- **What the task asks**: Every line below is to be copied exactly, with the pictures left out.

--- Start Data block ---

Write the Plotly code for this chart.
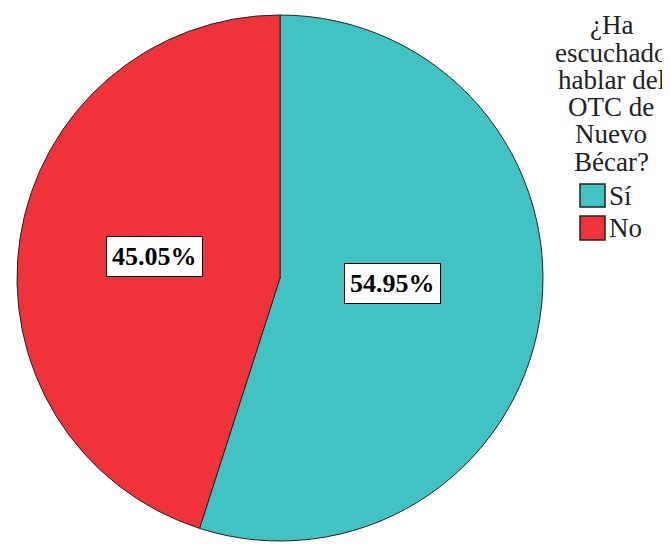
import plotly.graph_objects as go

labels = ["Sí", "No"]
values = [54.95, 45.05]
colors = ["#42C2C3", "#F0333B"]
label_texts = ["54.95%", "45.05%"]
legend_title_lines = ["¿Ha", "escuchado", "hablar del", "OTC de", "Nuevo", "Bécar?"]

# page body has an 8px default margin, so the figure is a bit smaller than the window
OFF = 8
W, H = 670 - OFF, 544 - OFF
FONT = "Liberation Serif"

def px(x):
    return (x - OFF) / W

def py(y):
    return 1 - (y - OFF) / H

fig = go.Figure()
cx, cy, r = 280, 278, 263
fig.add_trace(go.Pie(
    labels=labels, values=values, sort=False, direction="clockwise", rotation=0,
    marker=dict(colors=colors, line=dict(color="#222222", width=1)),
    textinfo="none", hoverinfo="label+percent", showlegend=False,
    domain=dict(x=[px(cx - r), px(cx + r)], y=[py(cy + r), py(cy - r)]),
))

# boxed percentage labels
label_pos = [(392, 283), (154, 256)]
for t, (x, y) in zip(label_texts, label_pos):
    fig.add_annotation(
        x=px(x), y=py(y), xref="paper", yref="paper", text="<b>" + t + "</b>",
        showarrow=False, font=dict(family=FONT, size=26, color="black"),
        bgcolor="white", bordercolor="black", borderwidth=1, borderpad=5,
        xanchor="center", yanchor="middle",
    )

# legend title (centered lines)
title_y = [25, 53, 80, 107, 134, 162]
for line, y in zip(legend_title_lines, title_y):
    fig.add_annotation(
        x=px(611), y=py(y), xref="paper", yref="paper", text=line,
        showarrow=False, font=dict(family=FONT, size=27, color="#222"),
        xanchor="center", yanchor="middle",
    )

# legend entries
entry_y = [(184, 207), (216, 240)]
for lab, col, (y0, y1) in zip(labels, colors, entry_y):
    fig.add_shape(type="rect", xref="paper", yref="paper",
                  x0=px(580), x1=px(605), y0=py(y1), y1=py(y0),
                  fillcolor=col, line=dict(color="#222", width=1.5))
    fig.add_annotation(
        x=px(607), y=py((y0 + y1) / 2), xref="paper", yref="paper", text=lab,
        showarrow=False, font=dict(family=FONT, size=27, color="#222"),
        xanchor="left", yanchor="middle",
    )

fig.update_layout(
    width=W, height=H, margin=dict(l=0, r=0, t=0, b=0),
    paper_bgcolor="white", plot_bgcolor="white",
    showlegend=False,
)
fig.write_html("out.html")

--- End Data block ---

- **The reply**:
Write the Plotly code for this chart.
import plotly.graph_objects as go

labels = ["Sí", "No"]
values = [54.95, 45.05]
colors = ["#42C2C3", "#F0333B"]
label_texts = ["54.95%", "45.05%"]
legend_title_lines = ["¿Ha", "escuchado", "hablar del", "OTC de", "Nuevo", "Bécar?"]

# page body has an 8px default margin, so the figure is a bit smaller than the window
OFF = 8
W, H = 670 - OFF, 544 - OFF
FONT = "Liberation Serif"

def px(x):
    return (x - OFF) / W

def py(y):
    return 1 - (y - OFF) / H

fig = go.Figure()
cx, cy, r = 280, 278, 263
fig.add_trace(go.Pie(
    labels=labels, values=values, sort=False, direction="clockwise", rotation=0,
    marker=dict(colors=colors, line=dict(color="#222222", width=1)),
    textinfo="none", hoverinfo="label+percent", showlegend=False,
    domain=dict(x=[px(cx - r), px(cx + r)], y=[py(cy + r), py(cy - r)]),
))

# boxed percentage labels
label_pos = [(392, 283), (154, 256)]
for t, (x, y) in zip(label_texts, label_pos):
    fig.add_annotation(
        x=px(x), y=py(y), xref="paper", yref="paper", text="<b>" + t + "</b>",
        showarrow=False, font=dict(family=FONT, size=26, color="black"),
        bgcolor="white", bordercolor="black", borderwidth=1, borderpad=5,
        xanchor="center", yanchor="middle",
    )

# legend title (centered lines)
title_y = [25, 53, 80, 107, 134, 162]
for line, y in zip(legend_title_lines, title_y):
    fig.add_annotation(
        x=px(611), y=py(y), xref="paper", yref="paper", text=line,
        showarrow=False, font=dict(family=FONT, size=27, color="#222"),
        xanchor="center", yanchor="middle",
    )

# legend entries
entry_y = [(184, 207), (216, 240)]
for lab, col, (y0, y1) in zip(labels, colors, entry_y):
    fig.add_shape(type="rect", xref="paper", yref="paper",
                  x0=px(580), x1=px(605), y0=py(y1), y1=py(y0),
                  fillcolor=col, line=dict(color="#222", width=1.5))
    fig.add_annotation(
        x=px(607), y=py((y0 + y1) / 2), xref="paper", yref="paper", text=lab,
        showarrow=False, font=dict(family=FONT, size=27, color="#222"),
        xanchor="left", yanchor="middle",
    )

fig.update_layout(
    width=W, height=H, margin=dict(l=0, r=0, t=0, b=0),
    paper_bgcolor="white", plot_bgcolor="white",
    showlegend=False,
)
fig.write_html("out.html")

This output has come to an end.